かわいいイラストとテンポの良い文章ですらすら読めます。内容もさっぱりしていて、年の功のようなものを感じます。

amazon ★★★★★(5.0)※レビュー2件 
楽天   ★★★★★(5.0)※レビュー1件

【内容紹介】

子育てはいつだってドラマチック!
あの『はいからさんが通る』の大和和紀が急転直下母になり、漫画に育児にフル回転!
ぶっつけ本番!臨場感あふれる子育て絵日記
子育ては誰もが素人。育児のドタバタを漫画家の鋭く、ユニークな観察眼と母親の温かな眼差しでとらえたイラスト&エッセイ。笑える、腑に落ちる子育てコピーつき

【感想】

この本の著者紹介によると、1991年に結婚、1994年に娘・菫ちゃんを出産とあります。
1948年3月生まれらしいので、菫ちゃんが大和さんの誕生日前に産まれていれば45歳での出産、誕生日以降であれば46歳での出産、となります。
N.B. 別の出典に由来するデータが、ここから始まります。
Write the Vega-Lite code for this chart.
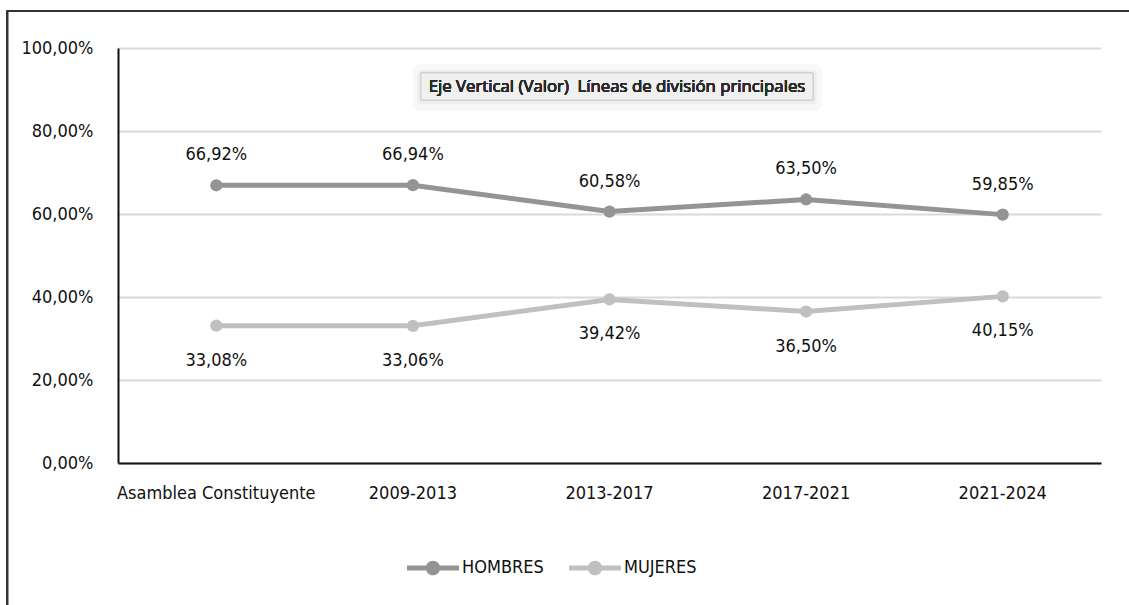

菫ちゃんが2~3歳くらいの時期のエピソードを中心に構成されています。
既に絶版となっているのですが、「年を重ねてからの妊娠・出産」をポジティブに捉えさせてくれる良作です。

はいからちゃんがやってきた!P4-P5

1テーマが4Pで構成されており、菫ちゃんを妊娠・出産したときのこと、公園デビュー、保育園のこと、子供服のこと、子連れの旅行、産後の体型戻し、トイレトレーニングなどについて書かれています。
文章エッセイだと、読むのが億劫になる方もいるかもしれませんが、大和さんの文章は読みやすいです。

はいからちゃんがやってきた!P38-39

2回の流産を経て、大和さんが菫ちゃんを産んだのは32週のとき。1102gの超未熟児。
1歳8か月の時点で身長80㎝、体重9㎏。
1歳半から2~3か月に1回、未熟児発達外来に通っていたらしい。

高齢出産の苦労や愚痴は書かれていませんが、医師の言葉に気を揉むことやカチンとくることが多々あったのでしょう。
歯磨きの講習会で出会った初老の歯医者の対応に対して、こんな感想を書いています。

=====
聞きながら次第にむかついてきたのは、オジさん医者の言外にちらつく「この馬鹿っ母は」とか、「近頃の親はまったく…」というニュアンスだった。
近頃の…だが、このトウの立ったハハは怒るゾ。
(中略)
育児ビギナーの私が言うのもナンだが、子育ては目先のことも大事だが、それより20年、30年たってその子がどんな大人になっているかが問題なのではないか。
歩くのが何か月早くても遅くても、言葉やおむつはずしが1年やそこら遅くたって、二十歳になれば笑いバナシではないか。
(はいからちゃんがやってきた!P7-P8)

=====

また、菫ちゃんを妊娠した当時を振り返り、

=====
たまたま親となった私たちはその子に選ばれ、大きなところから生命を預けられたのだ。そしてその役割は、その子を守り、サポートすることにすぎないと思う。
赤ちゃんは親の私物ではないのだ。
(はいからちゃんがやってきた!P20-P21)

=====

サクサクした客観的な文章がとても心地よいです。

はいからちゃんがやってきた!裏表紙

最初の方だけ引用すると真面目な内容に見えますが、”保育園に入れるまで、私の夢は「家出」だった”…と、疲れて悪循環に陥りそうだった体験や、元々子供が苦手だしモノグサな性格だから、子育てがしんどくて子どもまで嫌いにならないように育児は楽を決め込んで自分の時間を作るようにした、という話も書かれています。

はいからちゃんがやってきた!P125

文章の間に挟まれる挿絵は、流石!と思えるかわいさです。娘・菫ちゃんの表情がとても良い。

テンポも良いのでスラスラ読めますし、押しつけがましくもなく、説教臭くもありません。
伝えたいことは短い言葉でスパッと書いてあり、心を打たれます。

平易な言葉で年齢・性別を問わず読めるであろう育児日記。これは中々書けないと思うんです。
文字で「40歳を過ぎて出産したけれどすばらしいよ!娘を産んで私は幸せ」などと書かれるより、よほど説得力がある。

漫画家としてデビューして25年間、第一線で描き続けた女性の高い表現力と「年の功」を感じます。

=====
菫ちゃんが生まれてから描かれた「ベビーシッター銀」は物語系育児漫画の名作として挙げる方が多いです。
ご自身の経験を活かして描かれたのでしょうか。このエッセイ内でシッターさんに助けられたとも書いてありました。

それにしても、今も現役で面白い漫画を描き続けているのがスゴイです。
連載中の「イシュタルの娘」は大変面白くて、戦国時代好きの私にはたまりませんです…。